According to HS2 minister Andrew Stephenson: ‘We cannot delay work on our long-term plan to level up the country.’ But what about house-building – isn’t that part of levelling up, too? And what about all those plumbers, electricians, carpenters, kitchen-fitters and so on who have been forced to sit at home idling? Forget levelling up – depriving this large body of workers is going to open up huge divisions in society, especially as self-employed workers have been told there will be no help for them until June, and even then they will be denied help if they have averaged more than £50,000 in profits in recent years.

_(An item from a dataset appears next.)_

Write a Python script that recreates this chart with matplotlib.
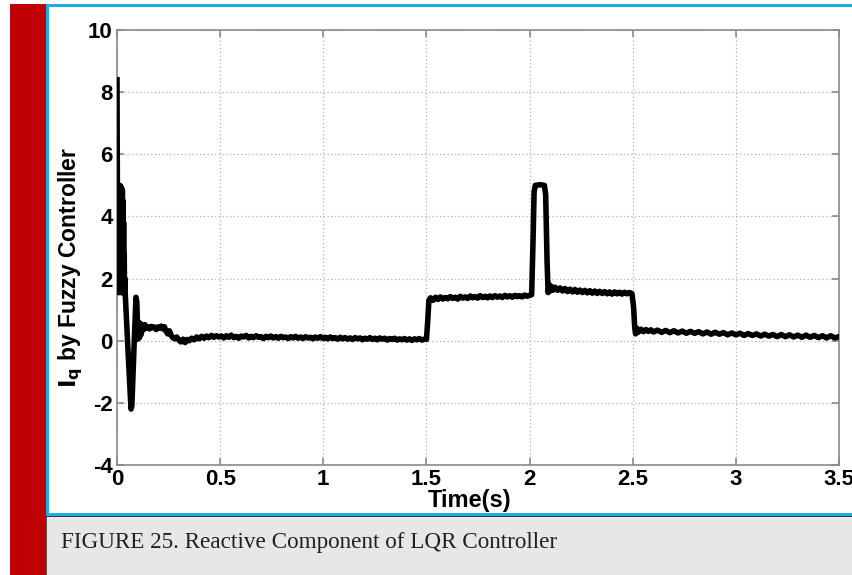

The government hasn’t banned work on construction sites, but it hasn’t exactly helped them stay open either. Many building firms have been bullied, by Sadiq Khan and his like, into padlocking their gates for the duration of the crisis.

The government has been happy for construction sites to close and for their workers to be dumped on the increasingly expensive furlough scheme – no matter how much it devastates the economy. But then when it comes to HS2, that is treated as a special case. Why? It isn’t hard to imagine what has been running through ministers’ minds. With the Office for Budget Responsibility forecasting a whopping £273 billion deficit this year – nearly twice what Gordon Brown left behind in the wake of the 2008/09 crisis – there is going to be huge pressure for spending cuts. One of those obvious cuts would be HS2. But what if you have used the crisis to bulldoze a path through the Chilterns? The project would then have a physical manifestation, making it much harder to cancel. Once you have scraped the topsoil from your area of special interest, there isn’t a lot left for environmentalists to protest about.

It is hard to believe that this isn’t the motivation behind today’s decision: to put HS2 beyond the point of no return, to save it from the inevitable bonfire of public spending to come.